_WHAT THIS TASK INVOLVES:_ Extract the lines of the material below, beginning with the first and ending with the line that holds "import pandas as pd". Skip every picture.

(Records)
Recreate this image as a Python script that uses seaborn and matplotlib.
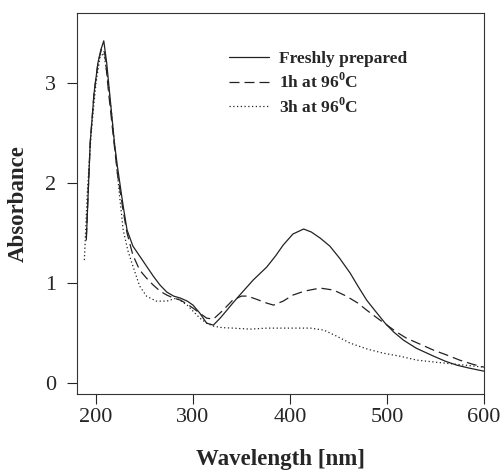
import matplotlib
matplotlib.use("Agg")
import matplotlib.pyplot as plt
import seaborn as sns
import pandas as pd

fresh_nm = [190,194,198,202,205,208,211,215,219,222,228,232,238,245,252,259,266,273,280,287,294,300,307,314,321,328,335,341,350,362,376,385,393,403,414,422,431,441,451,462,470,479,488,498,507,517,530,548,560,572,585,600]
fresh_abs = [1.43,2.4,2.9,3.2,3.33,3.42,3.2,2.8,2.4,2.17,1.77,1.53,1.37,1.27,1.17,1.07,0.98,0.91,0.87,0.85,0.82,0.78,0.70,0.60,0.58,0.65,0.73,0.80,0.90,1.03,1.16,1.27,1.38,1.49,1.54,1.51,1.45,1.37,1.25,1.10,0.97,0.83,0.72,0.60,0.51,0.43,0.35,0.27,0.22,0.18,0.15,0.12]

h1_nm = [190,194,198,202,206,209,213,218,222,228,232,238,245,252,259,266,273,280,287,294,300,307,314,321,330,341,350,356,365,376,383,393,403,415,431,445,458,470,479,490,500,510,520,534,548,562,575,588,600]
h1_abs = [1.45,2.4,2.9,3.2,3.35,3.3,2.9,2.45,2.1,1.72,1.5,1.28,1.13,1.05,0.98,0.92,0.88,0.85,0.83,0.79,0.75,0.70,0.65,0.64,0.72,0.83,0.87,0.87,0.84,0.80,0.78,0.82,0.88,0.92,0.95,0.93,0.87,0.80,0.73,0.65,0.58,0.51,0.45,0.39,0.33,0.28,0.23,0.19,0.16]

h3_nm = [188,191,195,200,204,208,212,216,220,224,228,233,238,245,252,262,273,283,294,300,307,314,321,330,341,359,376,400,421,435,448,462,480,496,513,531,550,575,600]
h3_abs = [1.23,1.9,2.5,3.0,3.25,3.3,3.05,2.7,2.3,1.9,1.53,1.32,1.17,0.97,0.87,0.82,0.82,0.85,0.78,0.72,0.65,0.60,0.57,0.555,0.55,0.54,0.55,0.55,0.55,0.53,0.47,0.40,0.34,0.30,0.27,0.23,0.21,0.185,0.16]

labels = ["Freshly prepared", r"1h at 96$^{\mathbf{0}}$C", r"3h at 96$^{\mathbf{0}}$C"]

df = pd.concat([
    pd.DataFrame({"nm": fresh_nm, "abs": fresh_abs, "s": labels[0]}),
    pd.DataFrame({"nm": h1_nm, "abs": h1_abs, "s": labels[1]}),
    pd.DataFrame({"nm": h3_nm, "abs": h3_abs, "s": labels[2]}),
])

sns.set_style("ticks")
plt.rcParams["font.family"] = ["Liberation Serif", "DejaVu Serif"]
plt.rcParams["mathtext.fontset"] = "custom"
plt.rcParams["mathtext.rm"] = "Liberation Serif:bold"
plt.rcParams["mathtext.bf"] = "Liberation Serif:bold"

fig = plt.figure(figsize=(5, 4.74), dpi=100)
ax = fig.add_axes([0.154, 0.169, 0.814, 0.804])

sns.lineplot(data=df, x="nm", y="abs", hue="s", style="s",
             palette=["#222222"] * 3,
             dashes={labels[0]: "", labels[1]: (8, 4), labels[2]: (1, 2)},
             linewidth=0.9, ax=ax, sort=False, estimator=None)

ax.set_xlim(180.4, 600)
ax.set_ylim(-0.107, 3.70)
ax.set_xticks([200, 300, 400, 500, 600])
ax.set_yticks([0, 1, 2, 3])
ax.tick_params(labelsize=16, length=7, width=0.8, direction="out")
ax.tick_params(axis="x", pad=3)
ax.tick_params(axis="y", pad=8)
for sp in ax.spines.values():
    sp.set_linewidth(0.8)
    sp.set_color("#333333")
ax.set_xlabel("Wavelength [nm]", fontsize=16.5, fontweight="bold", labelpad=16)
ax.set_ylabel("Absorbance", fontsize=16.5, fontweight="bold", labelpad=12)

leg = ax.legend(loc="upper left", bbox_to_anchor=(0.335, 0.94), frameon=False,
                handlelength=2.3, fontsize=12.5, labelspacing=0.3, handletextpad=0.6)
for t in leg.get_texts():
    t.set_fontweight("bold")

fig.savefig("out.png", dpi=100)
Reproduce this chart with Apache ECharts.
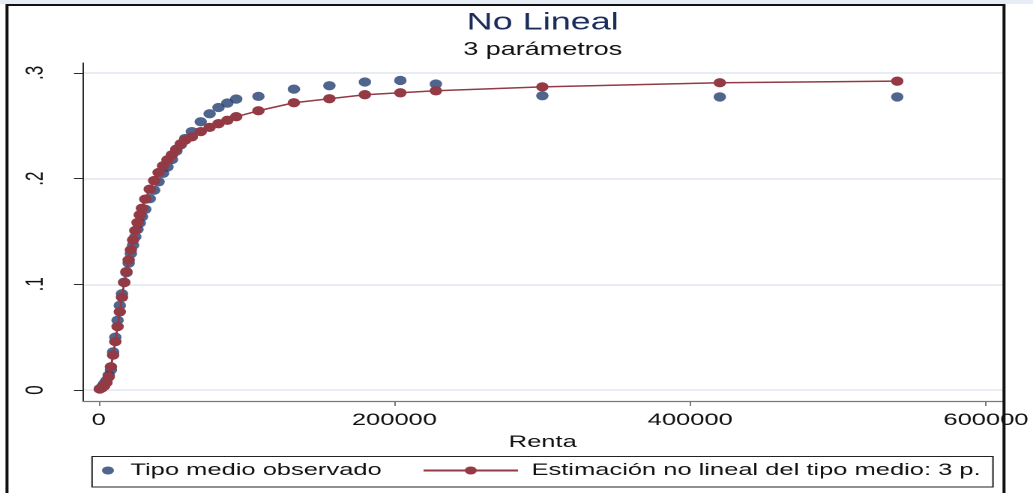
<!DOCTYPE html>
<html>
<head>
<meta charset="utf-8">
<script src="https://cdn.jsdelivr.net/npm/echarts@6/dist/echarts.min.js"></script>
<style>
  html, body { margin: 0; padding: 0; background: #ffffff; overflow: hidden; }
  /* the chart is laid out on a narrow canvas and widened to the page width */
  #chart { width: 689px; height: 493px; transform: scaleX(1.49927); transform-origin: 0 0; }
</style>
</head>
<body>
<div id="chart"></div>
<script>
// Renta (income) values of each observation
const renta = [750, 2250, 3750, 5250, 6750, 8250, 9750, 11250, 12750, 14250,
  15750, 17250, 18750, 20250, 21750, 23250, 24750, 26250, 27750, 29250,
  31500, 34500, 37500, 40500, 43500, 46500, 49500, 52500, 55500, 58500,
  63000, 69000, 75000, 81000, 87000, 93000,
  108000, 132000, 156000, 180000, 204000, 228000,
  300000, 420000, 540000];

// observed average rate
const tipoObservado = [0.001, 0.003, 0.006, 0.009, 0.014, 0.019, 0.036, 0.050, 0.066, 0.080,
  0.091, 0.102, 0.111, 0.120, 0.129, 0.137, 0.145, 0.152, 0.158, 0.164,
  0.171, 0.181, 0.189, 0.197, 0.205, 0.211, 0.218, 0.226, 0.232, 0.238,
  0.2445, 0.2538, 0.2614, 0.2673, 0.2715, 0.2753,
  0.2778, 0.2847, 0.2879, 0.2914, 0.2929, 0.2895,
  0.2784, 0.2773, 0.2773];

// non-linear (3 parameter) estimate of the average rate
const tipoEstimado = [0.001, 0.002, 0.004, 0.007, 0.0125, 0.022, 0.033, 0.0458, 0.060, 0.074,
  0.0877, 0.1016, 0.112, 0.123, 0.1326, 0.142, 0.1509, 0.1585, 0.1657, 0.172,
  0.1806, 0.190, 0.1982, 0.2058, 0.2121, 0.2178, 0.2225, 0.2279, 0.233, 0.2365,
  0.2395, 0.2445, 0.2485, 0.252, 0.2552, 0.2586,
  0.2642, 0.2718, 0.2756, 0.2794, 0.2812, 0.2831,
  0.2868, 0.2907, 0.2922];

const xTicks = [0, 200000, 400000, 600000];
const xTickLabels = ['0', '200000', '400000', '600000'];
const yTicks = [0, 0.1, 0.2, 0.3];
const yTickLabels = ['0', '.1', '.2', '.3'];

const nameObs = 'Tipo medio observado';
const nameEst = 'Estimación no lineal del tipo medio: 3 p.';

const FONT = '"Liberation Sans", Arial, sans-serif';
const NAVY = '#243f70';
const MAROON = '#933a45';

function pickLabel(ticks, labels, v) {
  for (let i = 0; i < ticks.length; i++) {
    if (Math.abs(ticks[i] - v) < 1e-9 * Math.max(1, Math.abs(v))) return labels[i];
  }
  return '';
}

const chart = echarts.init(document.getElementById('chart'), null, { renderer: 'canvas', devicePixelRatio: 2 });

chart.setOption({
  animation: false,
  backgroundColor: '#ffffff',
  title: {
    text: 'No Lineal',
    subtext: '3 parámetros',
    left: 362,
    top: 11,
    textAlign: 'center',
    padding: 0,
    itemGap: 6,
    textStyle: { fontFamily: FONT, fontSize: 24, fontWeight: 'normal', color: '#1c2d5c' },
    subtextStyle: { fontFamily: FONT, fontSize: 18, color: '#111111' }
  },
  grid: { left: 55.36, right: 20, top: 63, bottom: 92, containLabel: false },
  xAxis: {
    type: 'value',
    min: -10610,
    max: 611140,
    name: 'Renta',
    nameLocation: 'middle',
    nameGap: 26,
    nameTextStyle: { fontFamily: FONT, fontSize: 17, color: '#111111', verticalAlign: 'top' },
    axisLine: { show: true, onZero: false, lineStyle: { color: '#7a7a7a', width: 1.2 } },
    axisTick: { show: true, inside: false, length: 5, customValues: xTicks, lineStyle: { color: '#7a7a7a', width: 1 } },
    axisLabel: {
      customValues: xTicks,
      margin: 11,
      fontFamily: FONT, fontSize: 17, color: '#111111',
      formatter: (v) => pickLabel(xTicks, xTickLabels, v)
    },
    splitLine: { show: false }
  },
  yAxis: {
    type: 'value',
    min: -0.0104,
    max: 0.3094,
    axisLine: { show: true, onZero: false, lineStyle: { color: '#2a2a2a', width: 1 } },
    axisTick: { show: true, inside: false, length: 6, customValues: yTicks, lineStyle: { color: '#2a2a2a', width: 1 } },
    axisLabel: {
      customValues: yTicks,
      rotate: 90,
      margin: 23,
      fontFamily: FONT, fontSize: 17, color: '#111111',
      formatter: (v) => pickLabel(yTicks, yTickLabels, v)
    },
    splitLine: { show: true, lineStyle: { color: '#e1e6f0', width: 1.5 } }
  },
  legend: [
    {
      data: [nameObs],
      left: 68, top: 462, padding: 0,
      itemWidth: 8, itemHeight: 8,
      icon: 'circle',
      selectedMode: false,
      textStyle: { fontFamily: FONT, fontSize: 17, color: '#111111', padding: [0, 0, 0, 6] }
    },
    {
      data: [nameEst],
      left: 281.5, top: 462, padding: 0,
      itemWidth: 63, itemHeight: 10,
      selectedMode: false,
      textStyle: { fontFamily: FONT, fontSize: 17, color: '#111111', padding: [0, 0, 0, 4] }
    }
  ],
  graphic: [
    { type: 'rect', silent: true, z: 0, shape: { x: 0, y: 0, width: 689, height: 4 }, style: { fill: '#e6edf4' } },
    { type: 'rect', silent: true, z: 0, shape: { x: 61.4, y: 456.5, width: 600.9, height: 30.5 }, style: { fill: null, stroke: '#222222', lineWidth: 1 } },
    { type: 'rect', silent: true, z: 100, shape: { x: 4.67, y: 5, width: 665, height: 520 }, style: { fill: null, stroke: '#111111', lineWidth: 2 } }
  ],
  series: [
    {
      name: nameObs,
      type: 'scatter',
      data: renta.map((r, i) => [r, tipoObservado[i]]),
      symbol: 'circle',
      symbolSize: [8.3, 9.3],
      itemStyle: { color: NAVY },
      z: 2
    },
    {
      name: nameEst,
      type: 'line',
      data: renta.map((r, i) => [r, tipoEstimado[i]]),
      symbol: 'circle',
      symbolSize: [8.3, 9.3],
      showAllSymbol: true,
      itemStyle: { color: MAROON },
      lineStyle: { color: MAROON, width: 1.5 },
      z: 3
    }
  ]
});
</script>
</body>
</html>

_WRITTEN RESPONSE:_
Recreate this image as a Python script that uses seaborn and matplotlib.
import matplotlib
matplotlib.use("Agg")
import matplotlib.pyplot as plt
import seaborn as sns
import pandas as pd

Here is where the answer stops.